* **Source excerpt**
* Start *

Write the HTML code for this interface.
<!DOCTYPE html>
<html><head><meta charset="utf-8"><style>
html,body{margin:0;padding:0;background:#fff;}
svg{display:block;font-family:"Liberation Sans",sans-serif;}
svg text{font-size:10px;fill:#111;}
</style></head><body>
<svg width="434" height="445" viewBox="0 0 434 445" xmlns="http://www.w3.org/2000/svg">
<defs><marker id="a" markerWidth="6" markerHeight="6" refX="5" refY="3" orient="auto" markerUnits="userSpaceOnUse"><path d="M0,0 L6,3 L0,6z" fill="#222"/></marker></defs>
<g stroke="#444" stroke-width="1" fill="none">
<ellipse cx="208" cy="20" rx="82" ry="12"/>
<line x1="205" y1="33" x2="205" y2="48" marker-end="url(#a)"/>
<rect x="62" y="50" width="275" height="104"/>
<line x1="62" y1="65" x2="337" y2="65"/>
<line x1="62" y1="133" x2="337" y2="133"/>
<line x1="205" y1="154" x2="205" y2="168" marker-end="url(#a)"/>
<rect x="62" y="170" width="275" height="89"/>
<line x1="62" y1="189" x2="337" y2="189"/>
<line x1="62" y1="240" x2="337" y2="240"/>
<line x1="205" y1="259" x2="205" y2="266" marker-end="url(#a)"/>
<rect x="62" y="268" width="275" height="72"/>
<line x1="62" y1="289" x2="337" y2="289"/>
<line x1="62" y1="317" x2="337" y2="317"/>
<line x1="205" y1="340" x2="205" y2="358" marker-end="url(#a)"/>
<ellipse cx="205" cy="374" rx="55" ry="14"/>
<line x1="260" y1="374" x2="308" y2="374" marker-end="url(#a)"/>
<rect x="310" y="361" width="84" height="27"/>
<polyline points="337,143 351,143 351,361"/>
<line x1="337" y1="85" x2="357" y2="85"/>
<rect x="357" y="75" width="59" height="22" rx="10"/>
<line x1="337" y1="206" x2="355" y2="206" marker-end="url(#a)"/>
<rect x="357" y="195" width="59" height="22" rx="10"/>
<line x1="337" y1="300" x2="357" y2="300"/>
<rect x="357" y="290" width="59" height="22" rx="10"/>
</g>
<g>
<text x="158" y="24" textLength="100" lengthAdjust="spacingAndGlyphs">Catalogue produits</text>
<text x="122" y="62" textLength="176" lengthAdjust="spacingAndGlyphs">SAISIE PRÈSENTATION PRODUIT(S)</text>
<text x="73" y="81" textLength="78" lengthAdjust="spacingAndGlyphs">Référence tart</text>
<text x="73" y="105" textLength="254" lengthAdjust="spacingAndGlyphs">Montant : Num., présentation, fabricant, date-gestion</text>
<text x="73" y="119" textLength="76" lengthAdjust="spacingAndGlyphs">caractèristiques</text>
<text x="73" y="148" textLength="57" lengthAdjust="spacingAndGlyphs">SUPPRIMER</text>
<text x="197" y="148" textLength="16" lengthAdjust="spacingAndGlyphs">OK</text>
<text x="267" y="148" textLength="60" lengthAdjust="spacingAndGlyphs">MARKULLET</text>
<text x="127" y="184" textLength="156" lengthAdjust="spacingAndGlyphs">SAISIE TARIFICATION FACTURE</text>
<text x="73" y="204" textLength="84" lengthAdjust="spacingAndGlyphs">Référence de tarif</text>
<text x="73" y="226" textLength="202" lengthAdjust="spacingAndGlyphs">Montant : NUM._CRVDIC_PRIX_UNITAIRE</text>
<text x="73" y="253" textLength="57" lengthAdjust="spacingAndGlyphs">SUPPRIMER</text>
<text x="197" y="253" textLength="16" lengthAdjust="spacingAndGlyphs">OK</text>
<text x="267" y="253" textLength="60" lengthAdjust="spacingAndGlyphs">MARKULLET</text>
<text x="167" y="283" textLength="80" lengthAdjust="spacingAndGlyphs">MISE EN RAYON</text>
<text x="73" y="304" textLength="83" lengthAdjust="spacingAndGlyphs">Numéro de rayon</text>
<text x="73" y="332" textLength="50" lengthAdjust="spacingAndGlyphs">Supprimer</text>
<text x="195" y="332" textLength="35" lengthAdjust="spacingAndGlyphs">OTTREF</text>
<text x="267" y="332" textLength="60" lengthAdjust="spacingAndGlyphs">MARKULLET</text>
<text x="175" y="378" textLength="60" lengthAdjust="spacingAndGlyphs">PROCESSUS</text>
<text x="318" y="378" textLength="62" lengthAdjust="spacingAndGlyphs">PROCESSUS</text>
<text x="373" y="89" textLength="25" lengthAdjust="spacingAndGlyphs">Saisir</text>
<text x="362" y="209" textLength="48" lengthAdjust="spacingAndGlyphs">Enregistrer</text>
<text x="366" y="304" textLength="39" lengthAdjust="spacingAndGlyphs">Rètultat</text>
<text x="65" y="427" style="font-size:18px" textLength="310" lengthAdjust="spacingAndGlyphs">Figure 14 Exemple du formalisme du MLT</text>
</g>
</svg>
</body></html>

* End *

* **What is needed**
Transcribe the whole listing exactly.

* **Output of the exercise**
Write the HTML code for this interface.
<!DOCTYPE html>
<html><head><meta charset="utf-8"><style>
html,body{margin:0;padding:0;background:#fff;}
svg{display:block;font-family:"Liberation Sans",sans-serif;}
svg text{font-size:10px;fill:#111;}
</style></head><body>
<svg width="434" height="445" viewBox="0 0 434 445" xmlns="http://www.w3.org/2000/svg">
<defs><marker id="a" markerWidth="6" markerHeight="6" refX="5" refY="3" orient="auto" markerUnits="userSpaceOnUse"><path d="M0,0 L6,3 L0,6z" fill="#222"/></marker></defs>
<g stroke="#444" stroke-width="1" fill="none">
<ellipse cx="208" cy="20" rx="82" ry="12"/>
<line x1="205" y1="33" x2="205" y2="48" marker-end="url(#a)"/>
<rect x="62" y="50" width="275" height="104"/>
<line x1="62" y1="65" x2="337" y2="65"/>
<line x1="62" y1="133" x2="337" y2="133"/>
<line x1="205" y1="154" x2="205" y2="168" marker-end="url(#a)"/>
<rect x="62" y="170" width="275" height="89"/>
<line x1="62" y1="189" x2="337" y2="189"/>
<line x1="62" y1="240" x2="337" y2="240"/>
<line x1="205" y1="259" x2="205" y2="266" marker-end="url(#a)"/>
<rect x="62" y="268" width="275" height="72"/>
<line x1="62" y1="289" x2="337" y2="289"/>
<line x1="62" y1="317" x2="337" y2="317"/>
<line x1="205" y1="340" x2="205" y2="358" marker-end="url(#a)"/>
<ellipse cx="205" cy="374" rx="55" ry="14"/>
<line x1="260" y1="374" x2="308" y2="374" marker-end="url(#a)"/>
<rect x="310" y="361" width="84" height="27"/>
<polyline points="337,143 351,143 351,361"/>
<line x1="337" y1="85" x2="357" y2="85"/>
<rect x="357" y="75" width="59" height="22" rx="10"/>
<line x1="337" y1="206" x2="355" y2="206" marker-end="url(#a)"/>
<rect x="357" y="195" width="59" height="22" rx="10"/>
<line x1="337" y1="300" x2="357" y2="300"/>
<rect x="357" y="290" width="59" height="22" rx="10"/>
</g>
<g>
<text x="158" y="24" textLength="100" lengthAdjust="spacingAndGlyphs">Catalogue produits</text>
<text x="122" y="62" textLength="176" lengthAdjust="spacingAndGlyphs">SAISIE PRÈSENTATION PRODUIT(S)</text>
<text x="73" y="81" textLength="78" lengthAdjust="spacingAndGlyphs">Référence tart</text>
<text x="73" y="105" textLength="254" lengthAdjust="spacingAndGlyphs">Montant : Num., présentation, fabricant, date-gestion</text>
<text x="73" y="119" textLength="76" lengthAdjust="spacingAndGlyphs">caractèristiques</text>
<text x="73" y="148" textLength="57" lengthAdjust="spacingAndGlyphs">SUPPRIMER</text>
<text x="197" y="148" textLength="16" lengthAdjust="spacingAndGlyphs">OK</text>
<text x="267" y="148" textLength="60" lengthAdjust="spacingAndGlyphs">MARKULLET</text>
<text x="127" y="184" textLength="156" lengthAdjust="spacingAndGlyphs">SAISIE TARIFICATION FACTURE</text>
<text x="73" y="204" textLength="84" lengthAdjust="spacingAndGlyphs">Référence de tarif</text>
<text x="73" y="226" textLength="202" lengthAdjust="spacingAndGlyphs">Montant : NUM._CRVDIC_PRIX_UNITAIRE</text>
<text x="73" y="253" textLength="57" lengthAdjust="spacingAndGlyphs">SUPPRIMER</text>
<text x="197" y="253" textLength="16" lengthAdjust="spacingAndGlyphs">OK</text>
<text x="267" y="253" textLength="60" lengthAdjust="spacingAndGlyphs">MARKULLET</text>
<text x="167" y="283" textLength="80" lengthAdjust="spacingAndGlyphs">MISE EN RAYON</text>
<text x="73" y="304" textLength="83" lengthAdjust="spacingAndGlyphs">Numéro de rayon</text>
<text x="73" y="332" textLength="50" lengthAdjust="spacingAndGlyphs">Supprimer</text>
<text x="195" y="332" textLength="35" lengthAdjust="spacingAndGlyphs">OTTREF</text>
<text x="267" y="332" textLength="60" lengthAdjust="spacingAndGlyphs">MARKULLET</text>
<text x="175" y="378" textLength="60" lengthAdjust="spacingAndGlyphs">PROCESSUS</text>
<text x="318" y="378" textLength="62" lengthAdjust="spacingAndGlyphs">PROCESSUS</text>
<text x="373" y="89" textLength="25" lengthAdjust="spacingAndGlyphs">Saisir</text>
<text x="362" y="209" textLength="48" lengthAdjust="spacingAndGlyphs">Enregistrer</text>
<text x="366" y="304" textLength="39" lengthAdjust="spacingAndGlyphs">Rètultat</text>
<text x="65" y="427" style="font-size:18px" textLength="310" lengthAdjust="spacingAndGlyphs">Figure 14 Exemple du formalisme du MLT</text>
</g>
</svg>
</body></html>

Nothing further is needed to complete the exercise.